Under the Individuals with Disabilities Education Act (IDEA), students with intellectual and developmental disabilities or impairments are entitled to an education on par with peers receiving general education.
“For over a decade, the District has deprived every eligible DC student with disabilities serving a sentence in the BOP the education to which they are entitled for the entire time they are incarcerated away from home,” the Washington Lawyers Committee said in a Feb. 22 press release.
Comeau cited Maya Angelou Academy, a public charter school for court-involved teens, as an example of an organization well-versed in providing education to incarcerated students.
The school’s model for education, which emphasizes students’ strengths in order to better their ability to build fulfilling lives, is now being rolled out in D.C. facilities and creating change for the better, according to Comeau.
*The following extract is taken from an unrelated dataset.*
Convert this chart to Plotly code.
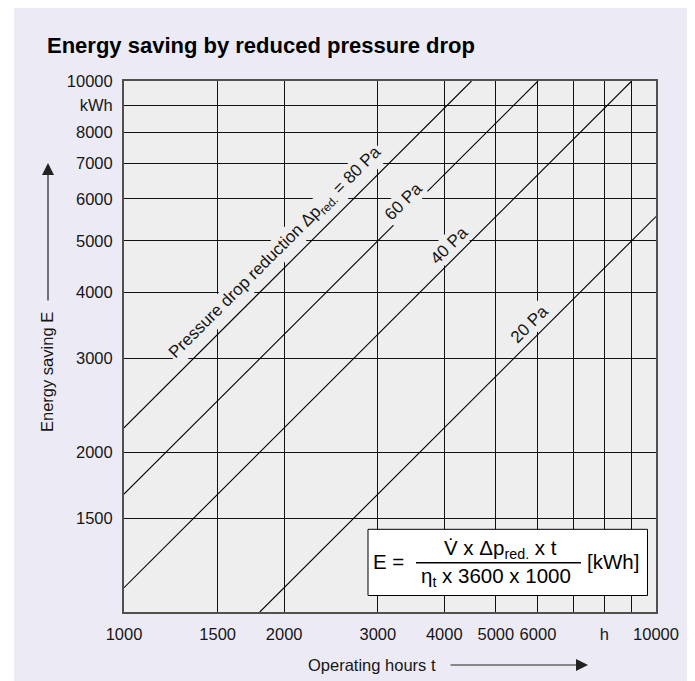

“They understand the importance of providing a comprehensive and robust, meaningful education to young people,” Comeau said. “So we hope that this lawsuit will bring young people home so they can access that level of service locally.”
Marja Plater, an attorney with the Washington Lawyers’ Committee, said that under IDEA, students are entitled to transition services to help them adjust after their release if deemed necessary.
“For many people in this age bracket, they do need it and they’re not receiving it,” Plater said. “And that can include vocational skills, training and other support that would help them be able to integrate into the community.”
“Ultimately we want these young people to be educated,” Plater added. “They’re entitled to it, and their rights are being infringed upon at this time.”
Plater said studies show that receiving a high school diploma decreases the likelihood of recidivism and that students transitioning out of BOP facilities face long-term setbacks in their reintegration because of lack of access to adequate education.
“The District is denying young DC residents with disabilities in the BOP their right to an education — plain and simple,” Plater said in the press release. “Young people in the BOP want their education. Their rights matter and they deserve to return home with the skills necessary to reintegrate successfully into the community.”
The committee hopes the lawsuit will help create a system where young people imprisoned in the BOP are either educated at those facilities or housed and educated in D.C.
“Young D.C. residents who are eligible for special education and are housed in BOP should be receiving an education, and they are entitled to it,” Plater said. “And that’s what we’re hoping to change.”